Érase una vez un ser humano que nació oliendo a tierra campesina en una aldea desheredada y que murió de frente al mar, 87 años después, habiendo aprendido a hablar con el mundo por escrito, y a preguntarle a Dios de tú a tú por su existencia. Encontró respuesta a ambas querellas, pero la segunda, que le ha llegado hoy, llega cuando ya no podía ser compartida con ninguno, ni por escrito ni de forma alguna. José Saramago ha muerto hoy, 18 de junio, en Tías, Lanzarote, su edén disfrazado de exilio, el templo de silencios, ventanas, papel y tazas de café que compartió con Pilar del Río, su traductora y compañera, hasta hace unas horas.
Saramago murió la muerte que él habría escrito a la mañana siguiente si por primera vez no hubiera sido ella quien dijera punto y queda, y no él. Muerte serena, mínima, callada, cotidiana y absoluta, merecida, con el permiso de alguno a quien el adjetivo le parezca abusar de poco tacto o de ironía, que no la tiene.

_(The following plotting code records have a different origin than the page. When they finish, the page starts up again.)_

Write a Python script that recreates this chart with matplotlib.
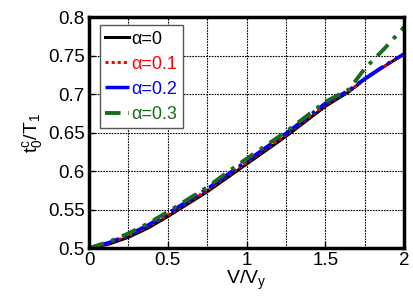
import numpy as np
import matplotlib
matplotlib.use('Agg')
import matplotlib.pyplot as plt

plt.rcParams['font.family'] = ['Liberation Sans', 'DejaVu Sans']
plt.rcParams['mathtext.fontset'] = 'custom'
plt.rcParams['mathtext.rm'] = 'Liberation Sans'

# V/Vy values and curves
v = [0.0, 0.125, 0.25, 0.375, 0.5, 0.625, 0.75, 0.875, 1.0, 1.25, 1.5, 1.65, 1.75, 1.875, 2.0]
a0 = [0.500, 0.505, 0.514, 0.526, 0.541, 0.557, 0.573, 0.591, 0.609, 0.645, 0.684, 0.703, 0.719, 0.736, 0.752]
a1 = [0.500, 0.506, 0.516, 0.528, 0.543, 0.559, 0.575, 0.593, 0.611, 0.647, 0.686, 0.704, 0.719, 0.736, 0.752]
a2 = [0.500, 0.507, 0.517, 0.530, 0.545, 0.561, 0.577, 0.595, 0.613, 0.649, 0.688, 0.705, 0.720, 0.737, 0.752]
a3 = [0.500, 0.508, 0.519, 0.532, 0.547, 0.563, 0.579, 0.598, 0.616, 0.651, 0.690, 0.706, 0.733, 0.759, 0.787]

labels = ['α=0', 'α=0.1', 'α=0.2', 'α=0.3']
colors = ['black', 'red', 'blue', '#1a6b1a']

fig = plt.figure(figsize=(4.13, 3.04), dpi=100)
ax = fig.add_axes([0.2155, 0.184, 0.763, 0.760])

ax.plot(v, a0, color=colors[0], lw=2.2, ls='-', label=labels[0])
ax.plot(v, a1, color=colors[1], lw=2.2, ls=(0, (1, 1)), label=labels[1])
ax.plot(v, a2, color=colors[2], lw=2.5, ls=(0, (9, 1.5, 1, 1.5)), label=labels[2])
ax.plot(v, a3, color=colors[3], lw=2.8, ls=(0, (4, 2, 1, 2)), label=labels[3])

ax.set_xlim(0, 2)
ax.set_ylim(0.5, 0.8)
ax.set_xticks([0, 0.5, 1, 1.5, 2])
ax.set_xticklabels(['0', '0.5', '1', '1.5', '2'])
ax.set_xticks(np.arange(0, 2.01, 0.25), minor=True)
ax.set_yticks([0.5, 0.55, 0.6, 0.65, 0.7, 0.75, 0.8])
ax.set_yticklabels(['0.5', '0.55', '0.6', '0.65', '0.7', '0.75', '0.8'])

ax.grid(True, which='both', color='black', ls=(0, (1.5, 1)), lw=0.8)
ax.tick_params(which='both', direction='in', labelsize=13.5, length=4, width=1, pad=3)
ax.tick_params(which='minor', length=0)
for s in ax.spines.values():
    s.set_linewidth(2.5)

ax.set_xlabel(r'$\mathregular{V/V_y}$', fontsize=14, labelpad=0)
ax.set_ylabel(r'$\mathregular{t_0^c/T_1}$', fontsize=14, labelpad=2)

leg = ax.legend(loc='upper left', bbox_to_anchor=(0.035, 0.965), fontsize=13,
                handlelength=1.3, handletextpad=0.15, labelspacing=0.45,
                borderpad=0.3, borderaxespad=0, fancybox=False, framealpha=1)
leg.get_frame().set_edgecolor('#555555')
leg.get_frame().set_linewidth(1)
for t, c in zip(leg.get_texts(), colors):
    t.set_color(c)

fig.savefig('out.png', dpi=100)
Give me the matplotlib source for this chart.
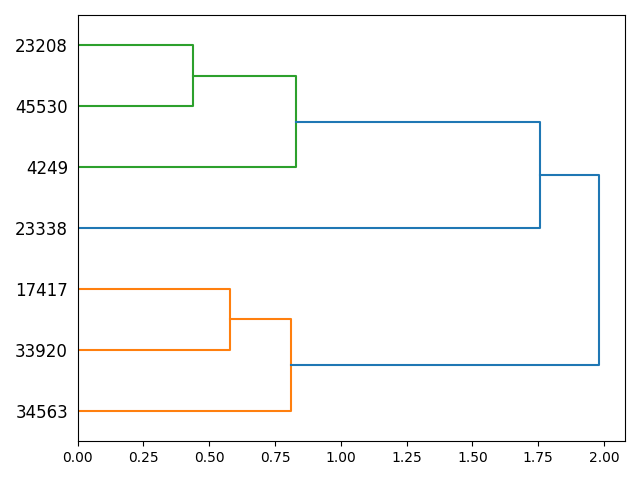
import numpy as np
import matplotlib.pyplot as plt

# leaves, bottom to top
leaves = ["34563", "33920", "17417", "23338", "4249", "45530", "23208"]

# merges: (child a, child b, distance, colour); children are leaf indices or "m<k>" for earlier merges
merges = [
    (2, 1, 0.578, "C1"),
    ("m0", 0, 0.810, "C1"),
    (6, 5, 0.437, "C2"),
    ("m2", 4, 0.829, "C2"),
    ("m3", 3, 1.757, "C0"),
    ("m4", "m1", 1.981, "C0"),
]

pos = {}
height = {}
for i in range(len(leaves)):
    pos[i] = 5 + 10 * i
    height[i] = 0.0

fig, ax = plt.subplots(figsize=(6.4, 4.8))
for k, (a, b, d, col) in enumerate(merges):
    ya, yb = pos[a], pos[b]
    ax.plot([height[a], d, d, height[b]], [ya, ya, yb, yb], color=col)
    pos["m%d" % k] = (ya + yb) / 2
    height["m%d" % k] = d

ax.set_ylim(0, 10 * len(leaves))
ax.set_xlim(0, merges[-1][2] * 1.05)
ax.set_yticks([5 + 10 * i for i in range(len(leaves))])
ax.set_yticklabels(leaves, fontsize=12)
# hide the tick marks but keep their spacing
for line in ax.get_yticklines():
    line.set_visible(False)
plt.tight_layout()
plt.savefig("out.png", dpi=100)
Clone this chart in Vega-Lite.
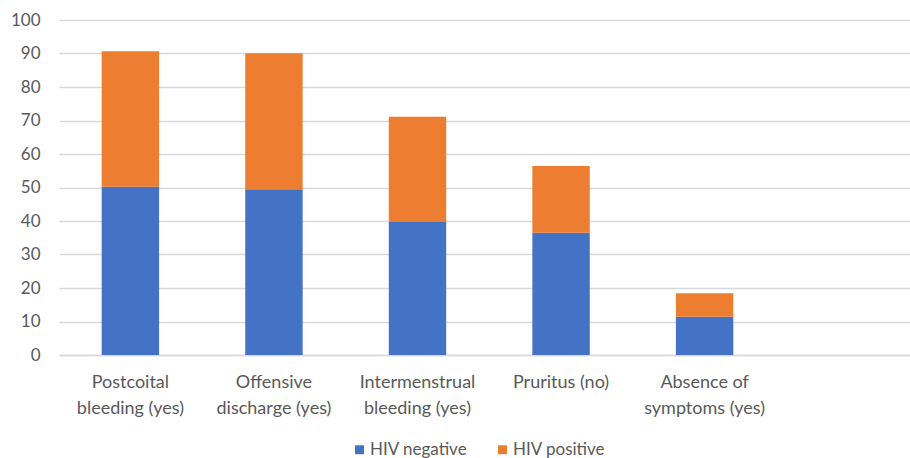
{
  "$schema": "https://vega.github.io/schema/vega-lite/v6.json",
  "width": 851,
  "height": 335,
  "autosize": {"type": "none"},
  "padding": {"left": 59, "top": 20, "right": 0, "bottom": 103},
  "background": "white",
  "config": {
    "view": {"stroke": null},
    "font": "Lato"
  },
  "data": {
    "values": [
      {"symptom": "Postcoital\nbleeding (yes)", "group": "HIV negative", "value": 50.2},
      {"symptom": "Postcoital\nbleeding (yes)", "group": "HIV positive", "value": 40.5},
      {"symptom": "Offensive\ndischarge (yes)", "group": "HIV negative", "value": 49.5},
      {"symptom": "Offensive\ndischarge (yes)", "group": "HIV positive", "value": 40.6},
      {"symptom": "Intermenstrual\nbleeding (yes)", "group": "HIV negative", "value": 39.7},
      {"symptom": "Intermenstrual\nbleeding (yes)", "group": "HIV positive", "value": 31.4},
      {"symptom": "Pruritus (no)", "group": "HIV negative", "value": 36.5},
      {"symptom": "Pruritus (no)", "group": "HIV positive", "value": 19.9},
      {"symptom": "Absence of\nsymptoms (yes)", "group": "HIV negative", "value": 11.4},
      {"symptom": "Absence of\nsymptoms (yes)", "group": "HIV positive", "value": 7.0}
    ]
  },
  "mark": {"type": "bar"},
  "encoding": {
    "x": {
      "field": "symptom",
      "type": "nominal",
      "sort": null,
      "scale": {
        "domain": ["Postcoital\nbleeding (yes)", "Offensive\ndischarge (yes)", "Intermenstrual\nbleeding (yes)", "Pruritus (no)", "Absence of\nsymptoms (yes)", " "],
        "paddingInner": 0.6,
        "paddingOuter": 0.264,
        "align": 0.563
      },
      "axis": {
        "title": null,
        "labelAngle": 0,
        "labelExpr": "split(datum.label, '\\n')",
        "labelFont": "Lato",
        "labelFontSize": 18,
        "labelColor": "#595959",
        "labelLineHeight": 26,
        "labelPadding": 18,
        "ticks": false,
        "domainColor": "#D9D9D9",
        "domainWidth": 1.3,
        "grid": false
      }
    },
    "y": {
      "field": "value",
      "type": "quantitative",
      "stack": "zero",
      "scale": {"domain": [0, 100], "nice": false},
      "axis": {
        "title": null,
        "values": [0, 10, 20, 30, 40, 50, 60, 70, 80, 90, 100],
        "labelFont": "Lato",
        "labelFontSize": 17,
        "labelColor": "#595959",
        "labelPadding": 19,
        "ticks": false,
        "domain": false,
        "gridColor": "#D9D9D9",
        "gridWidth": 1.3
      }
    },
    "color": {
      "field": "group",
      "type": "nominal",
      "scale": {"domain": ["HIV negative", "HIV positive"], "range": ["#4472C4", "#ED7D31"]},
      "legend": {
        "title": null,
        "orient": "none",
        "direction": "horizontal",
        "legendX": 292,
        "legendY": 421,
        "padding": 0,
        "symbolType": "square",
        "symbolSize": 80,
        "symbolStrokeWidth": 0,
        "symbolOpacity": 1,
        "labelFont": "Lato",
        "labelFontSize": 17,
        "labelColor": "#595959",
        "labelOffset": 2,
        "columnPadding": 26
      }
    },
    "order": {"field": "group", "sort": "ascending"}
  }
}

No hace muchos años que, haya sido caminando por la playa, al despertar, viendo TV o después de estornudar, tuvo una idea, visión, recuerdo, o como quiera que se llame lo que se tiene justo antes de escribir. Resulta que un día, el mundo era tan mundo como el nuestro y al día siguiente no moría nadie. Ni el día después, ni el que le sigue, ni esa semana, ni la otra. Hoy parece que Don José escribía aquello para enseñarse a sí mismo a morir y a despedirse con el tiempo suficiente, para que a nadie sorprendieran las prisas.
Omar Figueroa Turcios, excelente monero colombiano, le dedicó este cartón a Saramago por su libro El viaje del Elefante en mayo de 2009. Qué dicho trabajo sirva ahora de icónica muestra de respeto a uno de los más grandes exponentes de las letras lusitanas de todos los tiempos.